Perhaps what is the most influential print in Gilliam’s oeuvre was his large-scale installation Of Fireflies and Ferris Wheels: Monastery Parallel, in which several large prints are collaged together to form a single thousand-foot-long work. This enormous print was later painted on and knotted together to be draped from various ceilings during its exhibition run at various monasteries, and conveyed an ethereal, almost religious flair.
While Of Fireflies and Ferris Wheels: Monastery Parallel evokes Gilliam’s draped canvases, its work-on-paper status makes it seemingly more fragile. The large-scale installation speaks to Gilliam’s ability to play with texture, form, color, and space across his career.

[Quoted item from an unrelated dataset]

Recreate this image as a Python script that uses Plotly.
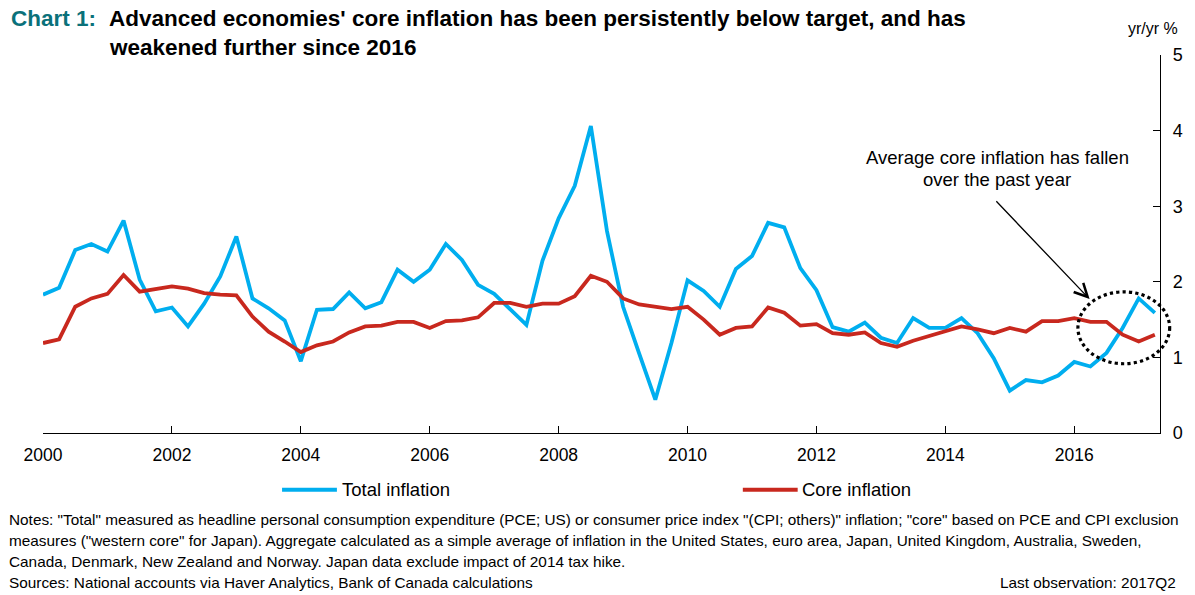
import plotly.graph_objects as go

# Quarterly year-over-year inflation, 2000Q1 to 2017Q2
start_year = 2000
total_inflation = [
    1.83, 1.92, 2.42, 2.50,
    2.40, 2.81, 2.03, 1.61,
    1.66, 1.41, 1.71, 2.07,
    2.60, 1.78, 1.65, 1.49,
    0.95, 1.63, 1.64, 1.86,
    1.65, 1.73, 2.16, 2.00,
    2.16, 2.50, 2.29, 1.96,
    1.84, 1.64, 1.43, 2.28,
    2.84, 3.27, 4.06, 2.67,
    1.67, 1.05, 0.44, 1.19,
    2.02, 1.88, 1.67, 2.17,
    2.34, 2.78, 2.72, 2.18,
    1.89, 1.40, 1.34, 1.46,
    1.26, 1.19, 1.52, 1.39,
    1.39, 1.52, 1.32, 0.99,
    0.56, 0.70, 0.67, 0.76,
    0.94, 0.88, 1.06, 1.39,
    1.78, 1.59,
]
core_inflation = [
    1.19, 1.24, 1.67, 1.78,
    1.84, 2.09, 1.87, 1.91,
    1.94, 1.91, 1.85, 1.83,
    1.82, 1.54, 1.34, 1.21,
    1.07, 1.16, 1.21, 1.33,
    1.41, 1.42, 1.47, 1.47,
    1.39, 1.48, 1.49, 1.53,
    1.72, 1.72, 1.67, 1.71,
    1.71, 1.81, 2.08, 2.00,
    1.78, 1.70, 1.67, 1.64,
    1.67, 1.50, 1.30, 1.39,
    1.41, 1.66, 1.59, 1.42,
    1.44, 1.32, 1.30, 1.33,
    1.19, 1.14, 1.22, 1.28,
    1.35, 1.41, 1.37, 1.32,
    1.39, 1.34, 1.48, 1.48,
    1.52, 1.47, 1.47, 1.30,
    1.21, 1.30,
]
x_tick_years = [2000, 2002, 2004, 2006, 2008, 2010, 2012, 2014, 2016]
y_ticks = [0, 1, 2, 3, 4, 5]

dates = [start_year + i / 4 for i in range(len(total_inflation))]

BLUE = "#00AEEF"
RED = "#C8281E"
TEAL = "#0A717A"
FONT = "Liberation Sans, Arial, sans-serif"

W, H = 1195, 595
L, R, T, B = 43.3, 1163.3, 55, 433.3


def px(x):
    return (x - L) / (R - L)


def py(y):
    return (B - y) / (B - T)


fig = go.Figure()
fig.add_trace(go.Scatter(x=dates, y=total_inflation, mode="lines", name="Total inflation",
                         line=dict(color=BLUE, width=3.8), yaxis="y2"))
fig.add_trace(go.Scatter(x=dates, y=core_inflation, mode="lines", name="Core inflation",
                         line=dict(color=RED, width=3.8), yaxis="y2"))

axis_common = dict(showgrid=False, zeroline=False, showline=True, linecolor="black",
                   linewidth=1.4, ticks="inside", ticklen=7, tickwidth=1.4, tickcolor="black")

fig.update_layout(
    width=W, height=H,
    margin=dict(l=L, r=W - R, t=T, b=H - B, pad=0),
    paper_bgcolor="white", plot_bgcolor="white",
    showlegend=False,
    font=dict(family=FONT, color="black"),
    xaxis=dict(range=[2000, 2017.33], tickvals=x_tick_years, ticktext=[str(v) for v in x_tick_years],
               tickfont=dict(size=17.5, family=FONT), ticklabelstandoff=6, **axis_common),
    yaxis=dict(range=[0, 5], tickvals=y_ticks, showticklabels=False, side="left", **axis_common),
    yaxis2=dict(range=[0, 5], tickvals=y_ticks, overlaying="y", side="right",
                tickfont=dict(size=18, family=FONT), ticklabelstandoff=8, **axis_common),
)

ann = []
# Title
ann.append(dict(x=px(9), y=py(18), xref="paper", yref="paper", xanchor="left", yanchor="middle",
                text="<b>Chart 1:</b>", showarrow=False, font=dict(size=22.5, color=TEAL, family=FONT)))
ann.append(dict(x=px(107), y=py(18), xref="paper", yref="paper", xanchor="left", yanchor="middle",
                text="<b>Advanced economies' core inflation has been persistently below target, and has</b>",
                showarrow=False, font=dict(size=22.5, family=FONT)))
ann.append(dict(x=px(107), y=py(47), xref="paper", yref="paper", xanchor="left", yanchor="middle",
                text="<b>weakened further since 2016</b>", showarrow=False, font=dict(size=22.5, family=FONT)))
# Unit label
ann.append(dict(x=px(1156), y=py(28), xref="paper", yref="paper", xanchor="center", yanchor="middle",
                text="yr/yr %", showarrow=False, font=dict(size=16, family=FONT)))
# Callout
for text, yc in (("Average core inflation has fallen", 158), ("over the past year", 180)):
    ann.append(dict(x=px(1000), y=py(yc), xref="paper", yref="paper", xanchor="center", yanchor="middle",
                    text=text, showarrow=False, font=dict(size=18.5, family=FONT)))
ann.append(dict(x=px(1092.7), y=py(299.3), xref="paper", yref="paper", text="", showarrow=True,
                ax=998 - 1092.7, ay=200 - 299.3, axref="pixel", ayref="pixel",
                arrowhead=5, arrowsize=2.0, arrowwidth=1.3, arrowcolor="black"))
# Legend labels
ann.append(dict(x=px(341), y=py(490), xref="paper", yref="paper", xanchor="left", yanchor="middle",
                text="Total inflation", showarrow=False, font=dict(size=18.5, family=FONT)))
ann.append(dict(x=px(802), y=py(490), xref="paper", yref="paper", xanchor="left", yanchor="middle",
                text="Core inflation", showarrow=False, font=dict(size=18.5, family=FONT)))
# Notes
notes = [
    'Notes: "Total" measured as headline personal consumption expenditure (PCE; US) or consumer price index "(CPI; others)" inflation; "core" based on PCE and CPI exclusion',
    'measures ("western core" for Japan). Aggregate calculated as a simple average of inflation in the United States, euro area, Japan, United Kingdom, Australia, Sweden,',
    'Canada, Denmark, New Zealand and Norway. Japan data exclude impact of 2014 tax hike.',
    'Sources: National accounts via Haver Analytics, Bank of Canada calculations',
]
for i, line in enumerate(notes):
    ann.append(dict(x=px(7), y=py(520 + 21 * i), xref="paper", yref="paper", xanchor="left", yanchor="middle",
                    text=line, showarrow=False, font=dict(size=15.35, family=FONT)))
ann.append(dict(x=px(1181), y=py(583), xref="paper", yref="paper", xanchor="right", yanchor="middle",
                text="Last observation: 2017Q2", showarrow=False, font=dict(size=15.35, family=FONT)))
fig.update_layout(annotations=ann)

shapes = [
    dict(type="line", xref="paper", yref="paper", x0=px(283), x1=px(338), y0=py(490), y1=py(490),
         line=dict(color=BLUE, width=4)),
    dict(type="line", xref="paper", yref="paper", x0=px(745), x1=px(800), y0=py(490), y1=py(490),
         line=dict(color=RED, width=4)),
    dict(type="circle", xref="paper", yref="paper", x0=px(1081), x1=px(1173), y0=py(364), y1=py(292),
         line=dict(color="black", width=3.2, dash="dot")),
]
fig.update_layout(shapes=shapes)

fig.write_html("out.html")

“New Works on Paper at the Flag Art Foundation,” 2019
Installation view of Sam Gilliam, “Sam Gilliam: New Works on Paper” at the FLAG Art Foundation, 2019. Photo by Steven Probert. Courtesy of FLAG Art Foundation.
One of Gilliam’s most recent bodies of work is a series of paintings constructed for a 2019 exhibition at the Flag Art Foundation, which consisted of 12 large-scale pieces made on washi paper. These paintings merge his practices as a printmaker, watercolorist, and abstract painter. They were constructed by soaking the paper in various paints to create an almost stained effect that leaves the colors to bleed into one another, an approach Gilliam likely learned from his participation with the Washington Color School.
Inspired by jazz music, the paintings are demonstrative of Gilliam’s long-standing practice of free-form use of color that draws from Black music culture and Black history. As he stated in the press release for the exhibition, these works evoke “the drama of music and the drama of colors coming together.”